How much will the U.S. turn inward?
Regardless of who wins the November presidential election, American isolationist sentiment is rising. Even if Washington delivers the latest package of Ukrainian assistance, the appetite to resist Russian aggression is fading. For some, the logic is to muster resources for rising risks in Asia, but for others it’s a classic argument to stop squandering resources on distant shores. If America does pull back from global leadership roles, look for more violence, less predictability, higher costs and lower returns.
And what about Africa?
By 2050, the United Nations estimates Africa’s population will nearly double to 2.5 billion, and the median age will be 19 (compared to 38 in the United States and China). With enough investment and the right economic policies, many of its 54 countries could thrive and offer handsome returns. The worry is that political mismanagement will extend the history of violence, instability and emigration.
Will the Fed spend more time fighting inflation or deflation?
Embedded in this question is where interest rates will settle and what discount rate to apply to any financial or corporate investment. But the deeper question goes to the likely balance of supply and demand that will be determined by answers to the previous questions. Recall that before COVID, the Fed (and other major central banks) were fighting deflationary pressures from globalization, new technology and aging demographics that undercut pricing power and cooled demand.
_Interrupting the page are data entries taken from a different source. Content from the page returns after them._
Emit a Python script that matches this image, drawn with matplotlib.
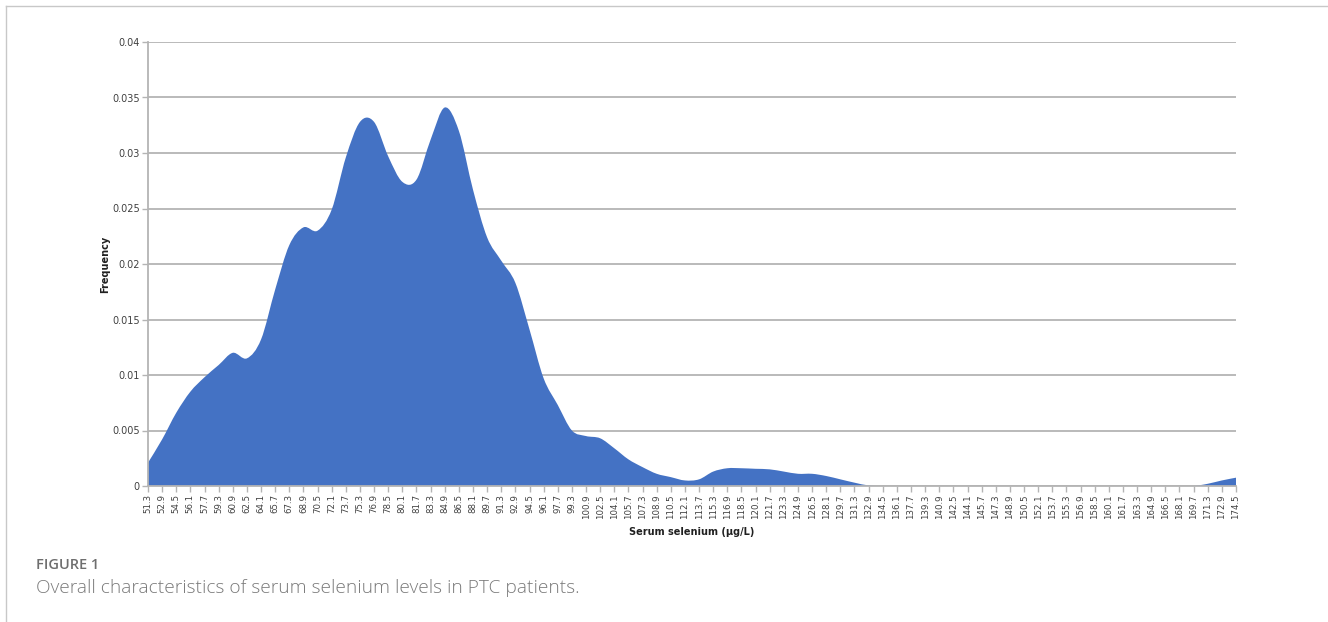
import matplotlib
matplotlib.use("Agg")
import matplotlib.pyplot as plt
from matplotlib.path import Path
from matplotlib.patches import PathPatch
from matplotlib.lines import Line2D

# serum selenium bins (ug/L), step 1.6
labels = ["51.3", "52.9", "54.5", "56.1", "57.7", "59.3", "60.9", "62.5", "64.1", "65.7",
          "67.3", "68.9", "70.5", "72.1", "73.7", "75.3", "76.9", "78.5", "80.1", "81.7",
          "83.3", "84.9", "86.5", "88.1", "89.7", "91.3", "92.9", "94.5", "96.1", "97.7",
          "99.3", "100.9", "102.5", "104.1", "105.7", "107.3", "108.9", "110.5", "112.1", "113.7",
          "115.3", "116.9", "118.5", "120.1", "121.7", "123.3", "124.9", "126.5", "128.1", "129.7",
          "131.3", "132.9", "134.5", "136.1", "137.7", "139.3", "140.9", "142.5", "144.1", "145.7",
          "147.3", "148.9", "150.5", "152.1", "153.7", "155.3", "156.9", "158.5", "160.1", "161.7",
          "163.3", "164.9", "166.5", "168.1", "169.7", "171.3", "172.9", "174.5"]

freq = [0.0021, 0.0042, 0.0066, 0.0085, 0.0098, 0.0109, 0.0120, 0.0115, 0.0132, 0.0177,
        0.0217, 0.0233, 0.0230, 0.0249, 0.0296, 0.0328, 0.0328, 0.0297, 0.0274, 0.0276,
        0.0312, 0.0341, 0.0320, 0.0267, 0.0224, 0.0203, 0.0183, 0.0141, 0.0097, 0.0073,
        0.0050, 0.0045, 0.0043, 0.0034, 0.0024, 0.0017, 0.0011, 0.0008, 0.0005, 0.0006,
        0.0013, 0.0016, 0.0016, 0.00155, 0.0015, 0.0013, 0.0011, 0.0011, 0.0009, 0.0006,
        0.0003, 0.00005, 0, 0, 0, 0, 0, 0, 0, 0,
        0, 0, 0, 0, 0, 0, 0, 0, 0, 0,
        0, 0, 0, 0, 0, 0.0002, 0.0005, 0.00075]

yticks = [0, 0.005, 0.01, 0.015, 0.02, 0.025, 0.03, 0.035, 0.04]
ytick_labels = ["0", "0.005", "0.01", "0.015", "0.02", "0.025", "0.03", "0.035", "0.04"]

fig = plt.figure(figsize=(13.28, 6.22), dpi=100)
ax = fig.add_axes([148 / 1328, 136 / 622, 1088 / 1328, 444 / 622])

# smoothed area (Excel-like Catmull-Rom -> cubic Bezier)
n = len(freq)
pts = list(zip(range(n), freq))
verts = [(0, 0), pts[0]]
codes = [Path.MOVETO, Path.LINETO]
for i in range(n - 1):
    p0 = pts[i - 1] if i > 0 else pts[i]
    p1, p2 = pts[i], pts[i + 1]
    p3 = pts[i + 2] if i + 2 < n else pts[i + 1]
    c1 = (p1[0] + (p2[0] - p0[0]) / 6, p1[1] + (p2[1] - p0[1]) / 6)
    c2 = (p2[0] - (p3[0] - p1[0]) / 6, p2[1] - (p3[1] - p1[1]) / 6)
    verts += [c1, c2, p2]
    codes += [Path.CURVE4] * 3
verts += [(n - 1, 0), (0, 0)]
codes += [Path.LINETO, Path.CLOSEPOLY]
ax.add_patch(PathPatch(Path(verts, codes), facecolor="#4472C4", edgecolor="none", zorder=2))

ax.set_xlim(0, n - 1)
ax.set_ylim(0, 0.04)
ax.set_yticks(yticks)
ax.set_yticklabels(ytick_labels, fontsize=7, color="#404040")
ax.set_xticks(range(n))
ax.set_xticklabels(labels, rotation=90, fontsize=6.2, color="#404040")
ax.yaxis.grid(True, color="#b4b4b4", linewidth=1.3, zorder=1)
ax.set_axisbelow(True)
for s in ["top", "right"]:
    ax.spines[s].set_visible(False)
for s in ["left", "bottom"]:
    ax.spines[s].set_color("#b4b4b4")
    ax.spines[s].set_linewidth(1.3)
ax.tick_params(axis="both", colors="#b4b4b4", labelcolor="#404040", length=4, width=1, pad=2)

ax.set_ylabel("Frequency", fontsize=7, fontweight="bold", color="#202020", labelpad=1)
ax.set_xlabel("Serum selenium (\u03bcg/L)", fontsize=7, fontweight="bold", color="#202020", labelpad=6)

# page frame and caption
fig.add_artist(Line2D([6 / 1328, 1327 / 1328], [1 - 6 / 622, 1 - 6 / 622], color="#c8c8c8", lw=1))
fig.add_artist(Line2D([6 / 1328, 6 / 1328], [0, 1 - 6 / 622], color="#c8c8c8", lw=1))
fig.text(36 / 1328, 1 - 565 / 622, "FIGURE 1", fontsize=10.5, fontweight="semibold",
         family="Open Sans", color="#6e6e6e", va="center")
fig.text(36 / 1328, 1 - 588 / 622, "Overall characteristics of serum selenium levels in PTC patients.",
         fontsize=13.8, fontweight="light", family="Open Sans", color="#7a7a7a", va="center")

fig.savefig("out.png", dpi=100)
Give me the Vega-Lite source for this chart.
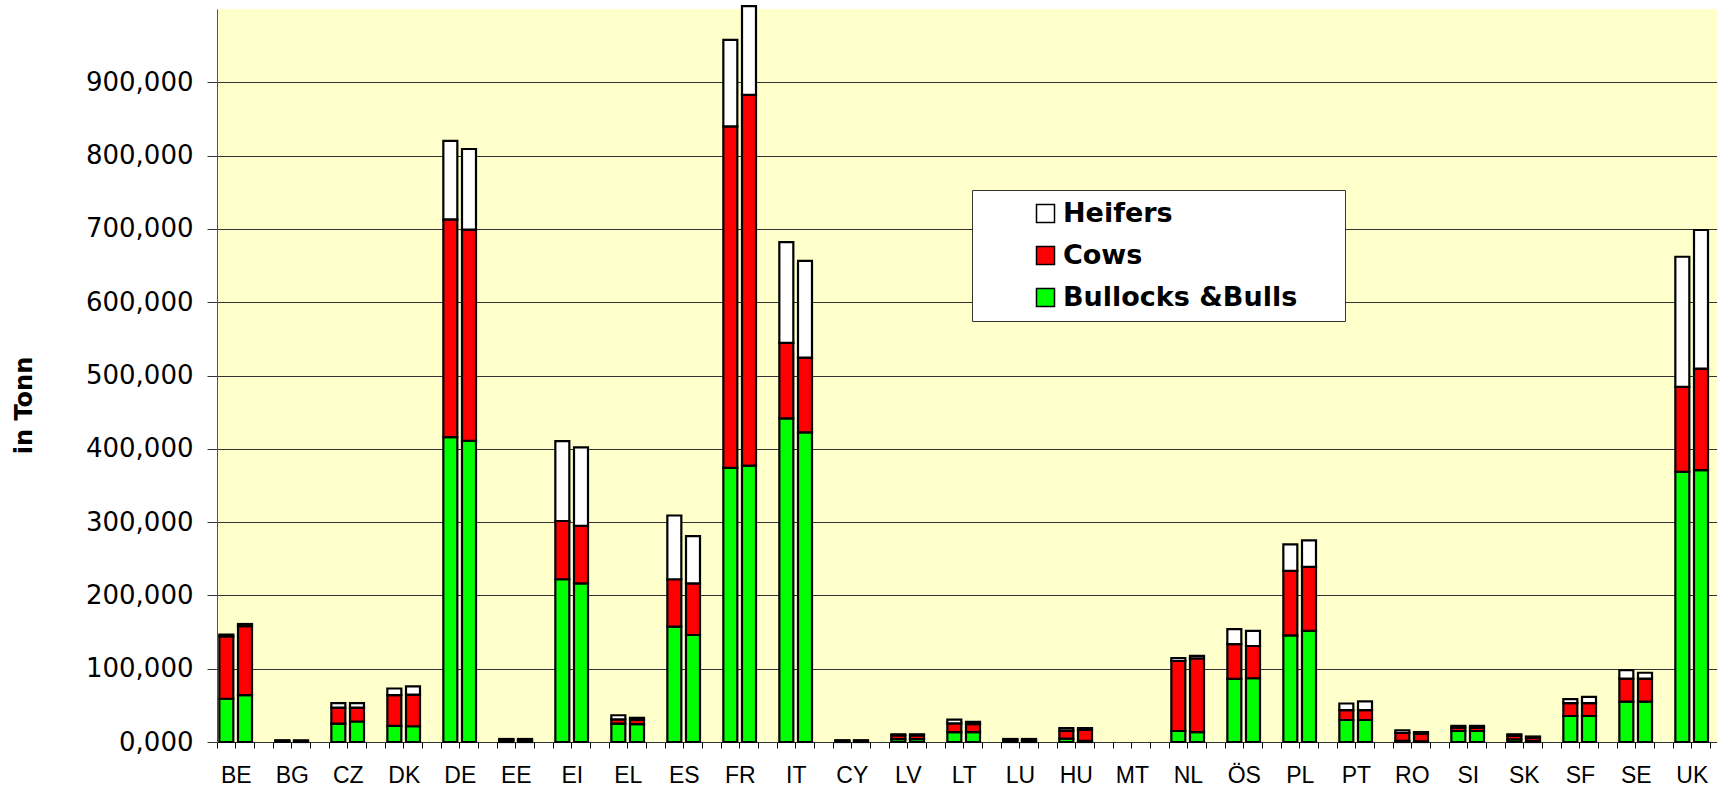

Now a fresh array of trade barriers, global insecurity and massive spending on everything from elder care to climate transition look likely to keep the global economy running hotter than before. The actionable question is whether U.S. 10-year yields are more likely to hover below 2% or above 3%.
All else equal, “above 3%” seems more likely today due to geopolitical tensions, government spending and climate costs. But keep this list close at hand as fresh data and headlines come in. There are many more questions that could change the forecast, but these are a good start as you try to make sense of this confusing world – and await that billion dollars.